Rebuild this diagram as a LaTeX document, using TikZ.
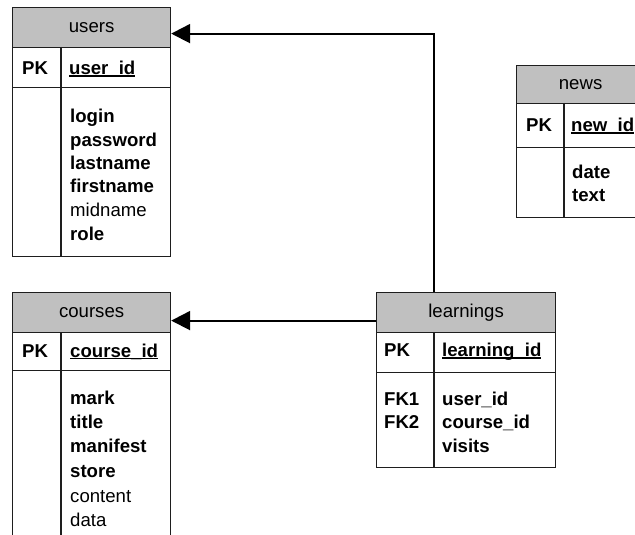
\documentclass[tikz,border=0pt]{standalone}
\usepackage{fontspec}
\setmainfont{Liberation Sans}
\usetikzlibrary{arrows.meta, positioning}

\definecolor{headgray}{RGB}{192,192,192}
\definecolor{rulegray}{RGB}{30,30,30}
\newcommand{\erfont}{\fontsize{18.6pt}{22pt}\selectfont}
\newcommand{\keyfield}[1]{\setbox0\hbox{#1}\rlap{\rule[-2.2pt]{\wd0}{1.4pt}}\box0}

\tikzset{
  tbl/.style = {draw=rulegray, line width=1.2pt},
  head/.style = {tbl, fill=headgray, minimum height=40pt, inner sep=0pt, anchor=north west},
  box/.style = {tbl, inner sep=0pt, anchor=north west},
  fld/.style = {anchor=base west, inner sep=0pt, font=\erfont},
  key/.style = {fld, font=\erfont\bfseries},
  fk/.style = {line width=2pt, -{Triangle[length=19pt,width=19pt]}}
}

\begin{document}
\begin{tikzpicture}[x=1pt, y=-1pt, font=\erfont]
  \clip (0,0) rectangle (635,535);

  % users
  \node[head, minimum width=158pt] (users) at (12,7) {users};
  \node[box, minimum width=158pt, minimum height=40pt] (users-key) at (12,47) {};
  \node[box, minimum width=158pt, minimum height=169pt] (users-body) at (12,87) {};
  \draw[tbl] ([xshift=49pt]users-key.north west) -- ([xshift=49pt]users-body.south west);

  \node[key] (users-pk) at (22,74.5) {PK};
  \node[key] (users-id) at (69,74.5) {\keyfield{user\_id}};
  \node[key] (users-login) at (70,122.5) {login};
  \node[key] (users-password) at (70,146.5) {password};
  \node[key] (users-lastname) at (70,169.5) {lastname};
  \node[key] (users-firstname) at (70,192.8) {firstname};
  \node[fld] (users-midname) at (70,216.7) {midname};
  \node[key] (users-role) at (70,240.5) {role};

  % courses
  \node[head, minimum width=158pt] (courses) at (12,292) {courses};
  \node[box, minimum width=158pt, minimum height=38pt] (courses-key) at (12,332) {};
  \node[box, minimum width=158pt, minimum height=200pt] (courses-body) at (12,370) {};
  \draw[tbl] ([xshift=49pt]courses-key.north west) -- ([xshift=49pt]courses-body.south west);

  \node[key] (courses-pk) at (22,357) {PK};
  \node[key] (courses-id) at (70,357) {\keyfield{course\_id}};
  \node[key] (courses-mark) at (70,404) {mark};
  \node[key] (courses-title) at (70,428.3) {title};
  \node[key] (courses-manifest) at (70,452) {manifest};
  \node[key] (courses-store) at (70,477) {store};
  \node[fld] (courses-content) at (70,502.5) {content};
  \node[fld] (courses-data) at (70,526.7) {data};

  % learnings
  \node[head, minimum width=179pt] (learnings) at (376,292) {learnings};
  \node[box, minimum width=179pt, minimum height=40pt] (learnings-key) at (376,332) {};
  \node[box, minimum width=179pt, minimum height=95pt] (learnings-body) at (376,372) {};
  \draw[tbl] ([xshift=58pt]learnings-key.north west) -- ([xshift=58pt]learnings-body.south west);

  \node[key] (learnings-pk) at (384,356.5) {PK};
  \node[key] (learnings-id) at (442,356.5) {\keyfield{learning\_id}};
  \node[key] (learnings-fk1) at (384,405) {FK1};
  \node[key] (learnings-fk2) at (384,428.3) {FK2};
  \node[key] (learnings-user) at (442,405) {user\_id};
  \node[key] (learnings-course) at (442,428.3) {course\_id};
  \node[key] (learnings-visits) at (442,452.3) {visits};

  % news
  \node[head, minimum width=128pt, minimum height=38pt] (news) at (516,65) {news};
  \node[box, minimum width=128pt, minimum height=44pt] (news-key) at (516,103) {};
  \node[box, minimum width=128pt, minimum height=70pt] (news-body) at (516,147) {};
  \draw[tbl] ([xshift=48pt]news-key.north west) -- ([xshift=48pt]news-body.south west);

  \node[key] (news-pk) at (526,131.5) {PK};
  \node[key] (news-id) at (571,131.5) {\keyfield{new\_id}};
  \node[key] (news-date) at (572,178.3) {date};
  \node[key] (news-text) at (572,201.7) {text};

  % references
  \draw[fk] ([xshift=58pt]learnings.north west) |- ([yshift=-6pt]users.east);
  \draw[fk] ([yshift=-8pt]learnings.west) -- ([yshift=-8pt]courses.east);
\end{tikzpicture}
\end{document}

What is required.
Without the pictures, output the full listing exactly as it stands.

Correct response.
Rebuild this diagram as a LaTeX document, using TikZ.
\documentclass[tikz,border=0pt]{standalone}
\usepackage{fontspec}
\setmainfont{Liberation Sans}
\usetikzlibrary{arrows.meta, positioning}

\definecolor{headgray}{RGB}{192,192,192}
\definecolor{rulegray}{RGB}{30,30,30}
\newcommand{\erfont}{\fontsize{18.6pt}{22pt}\selectfont}
\newcommand{\keyfield}[1]{\setbox0\hbox{#1}\rlap{\rule[-2.2pt]{\wd0}{1.4pt}}\box0}

\tikzset{
  tbl/.style = {draw=rulegray, line width=1.2pt},
  head/.style = {tbl, fill=headgray, minimum height=40pt, inner sep=0pt, anchor=north west},
  box/.style = {tbl, inner sep=0pt, anchor=north west},
  fld/.style = {anchor=base west, inner sep=0pt, font=\erfont},
  key/.style = {fld, font=\erfont\bfseries},
  fk/.style = {line width=2pt, -{Triangle[length=19pt,width=19pt]}}
}

\begin{document}
\begin{tikzpicture}[x=1pt, y=-1pt, font=\erfont]
  \clip (0,0) rectangle (635,535);

  % users
  \node[head, minimum width=158pt] (users) at (12,7) {users};
  \node[box, minimum width=158pt, minimum height=40pt] (users-key) at (12,47) {};
  \node[box, minimum width=158pt, minimum height=169pt] (users-body) at (12,87) {};
  \draw[tbl] ([xshift=49pt]users-key.north west) -- ([xshift=49pt]users-body.south west);

  \node[key] (users-pk) at (22,74.5) {PK};
  \node[key] (users-id) at (69,74.5) {\keyfield{user\_id}};
  \node[key] (users-login) at (70,122.5) {login};
  \node[key] (users-password) at (70,146.5) {password};
  \node[key] (users-lastname) at (70,169.5) {lastname};
  \node[key] (users-firstname) at (70,192.8) {firstname};
  \node[fld] (users-midname) at (70,216.7) {midname};
  \node[key] (users-role) at (70,240.5) {role};

  % courses
  \node[head, minimum width=158pt] (courses) at (12,292) {courses};
  \node[box, minimum width=158pt, minimum height=38pt] (courses-key) at (12,332) {};
  \node[box, minimum width=158pt, minimum height=200pt] (courses-body) at (12,370) {};
  \draw[tbl] ([xshift=49pt]courses-key.north west) -- ([xshift=49pt]courses-body.south west);

  \node[key] (courses-pk) at (22,357) {PK};
  \node[key] (courses-id) at (70,357) {\keyfield{course\_id}};
  \node[key] (courses-mark) at (70,404) {mark};
  \node[key] (courses-title) at (70,428.3) {title};
  \node[key] (courses-manifest) at (70,452) {manifest};
  \node[key] (courses-store) at (70,477) {store};
  \node[fld] (courses-content) at (70,502.5) {content};
  \node[fld] (courses-data) at (70,526.7) {data};

  % learnings
  \node[head, minimum width=179pt] (learnings) at (376,292) {learnings};
  \node[box, minimum width=179pt, minimum height=40pt] (learnings-key) at (376,332) {};
  \node[box, minimum width=179pt, minimum height=95pt] (learnings-body) at (376,372) {};
  \draw[tbl] ([xshift=58pt]learnings-key.north west) -- ([xshift=58pt]learnings-body.south west);

  \node[key] (learnings-pk) at (384,356.5) {PK};
  \node[key] (learnings-id) at (442,356.5) {\keyfield{learning\_id}};
  \node[key] (learnings-fk1) at (384,405) {FK1};
  \node[key] (learnings-fk2) at (384,428.3) {FK2};
  \node[key] (learnings-user) at (442,405) {user\_id};
  \node[key] (learnings-course) at (442,428.3) {course\_id};
  \node[key] (learnings-visits) at (442,452.3) {visits};

  % news
  \node[head, minimum width=128pt, minimum height=38pt] (news) at (516,65) {news};
  \node[box, minimum width=128pt, minimum height=44pt] (news-key) at (516,103) {};
  \node[box, minimum width=128pt, minimum height=70pt] (news-body) at (516,147) {};
  \draw[tbl] ([xshift=48pt]news-key.north west) -- ([xshift=48pt]news-body.south west);

  \node[key] (news-pk) at (526,131.5) {PK};
  \node[key] (news-id) at (571,131.5) {\keyfield{new\_id}};
  \node[key] (news-date) at (572,178.3) {date};
  \node[key] (news-text) at (572,201.7) {text};

  % references
  \draw[fk] ([xshift=58pt]learnings.north west) |- ([yshift=-6pt]users.east);
  \draw[fk] ([yshift=-8pt]learnings.west) -- ([yshift=-8pt]courses.east);
\end{tikzpicture}
\end{document}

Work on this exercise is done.